シンポジウム『理想的なショパンの楽譜とは?』

日本音楽学会では、10/5(土)PM2:00より東京音楽大学にて、
ショパンシンポジウム
「理想的なショパンの楽譜とは?−21世紀の資料研究から見えるもの−」を行います。
入場無料、事前申込み不要、一般参加可ですので、よろしければお気軽にご参加ください。
◎日時:
10/5(土)PM2:00〜4:45(予定)
◎会場:東京音楽大学A館地下100会議室
◎コーディネーター:加藤一郎さん
◎パネリスト:岡部玲子さん、加藤一郎さん、武田幸子さん、多田純一さん
◎問合せ:日本音楽学会 東日本支部 
msj-higashi@office.nifty.jp

<要旨>

 様々なエディションが出版されているフリデリク・フランチシェク・ショパン Fryderyk Franciszek Chopin(1810-1849)の楽譜は、原典版が主流となる20世紀後半以降、約半世紀に渡り「どのエディションが良いのか」「どのヴァージョンが正しいのか」ということが議論され続けてきた。現在では「ショパンの最終的な意図」を確定することはできず、複数のヴァリアントが認められることについては概ね共通認識となっている。

 21世紀に入り、ショパン作品に関する資料研究は急激な進展が見られる。2001年に行われた国際学術ショパン学会では「資料の全体性」および「作品の全体性」のどちらを優先するかという校訂の方法が明確にされた。一方で、ほぼ同時期に「パラダイム手法」という方法が提案、実践された。また、資料の分類では「放棄された自筆譜」という分類が共通認識となったのもこの頃のことである。PWM社による『ナショナル・エディション』に加え、21世紀に入ってからはペータース社とヘンレ社が新版を出版しはじめ、ショパンの楽譜は新たな局面を迎えている。さらに2010年のショパン生誕200年に向けて様々なプロジェクトが実施された。資料研究に関わるプロジェクトは主に次の3点である。

1.『ショパン手稿譜ファクシミリ全集』の順次刊行。

2. ウェブサイトChopin's First Editions Online(CFEO)が立ち上げられ、すべての初版が示された。

3. ウェブサイトOnline Chopin Variorum Edition(OCVE)が立ち上げられ、小節単位で様々なヴァリアントを比較することができるようになった。

 これらのプロジェクトにより、入手することが困難であった一次資料の多くはユーザーが直接確認することが可能になっている。

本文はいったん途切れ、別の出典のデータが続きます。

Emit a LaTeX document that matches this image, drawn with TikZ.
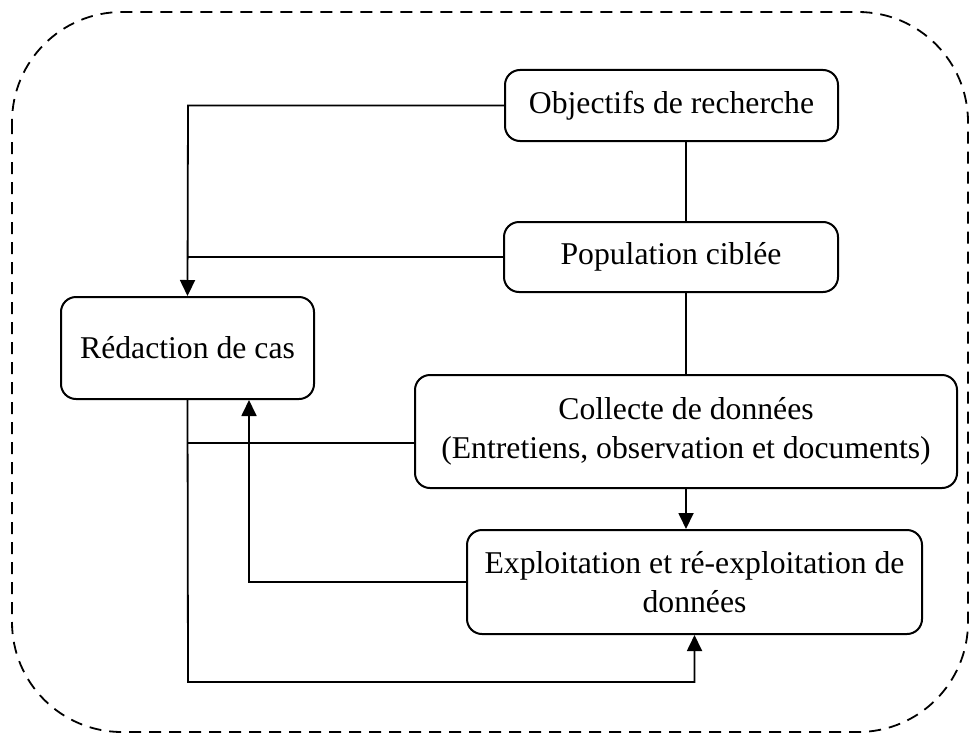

しかしながら、多くの情報を入手することが可能になるにつれ、それらの情報をどのように使用(あるいは選択)するのかという事が問題となってくるのである。

 本シンポジウムでは、資料研究の歴史的変遷を踏まえつつ、大きく資料研究が進んだ現在にはどのような問題点と課題が見られるのかを考察する。理想的なショパンの楽譜とはどのような楽譜なのだろうか、現状のショパン研究に対する認識に一石を投じたい。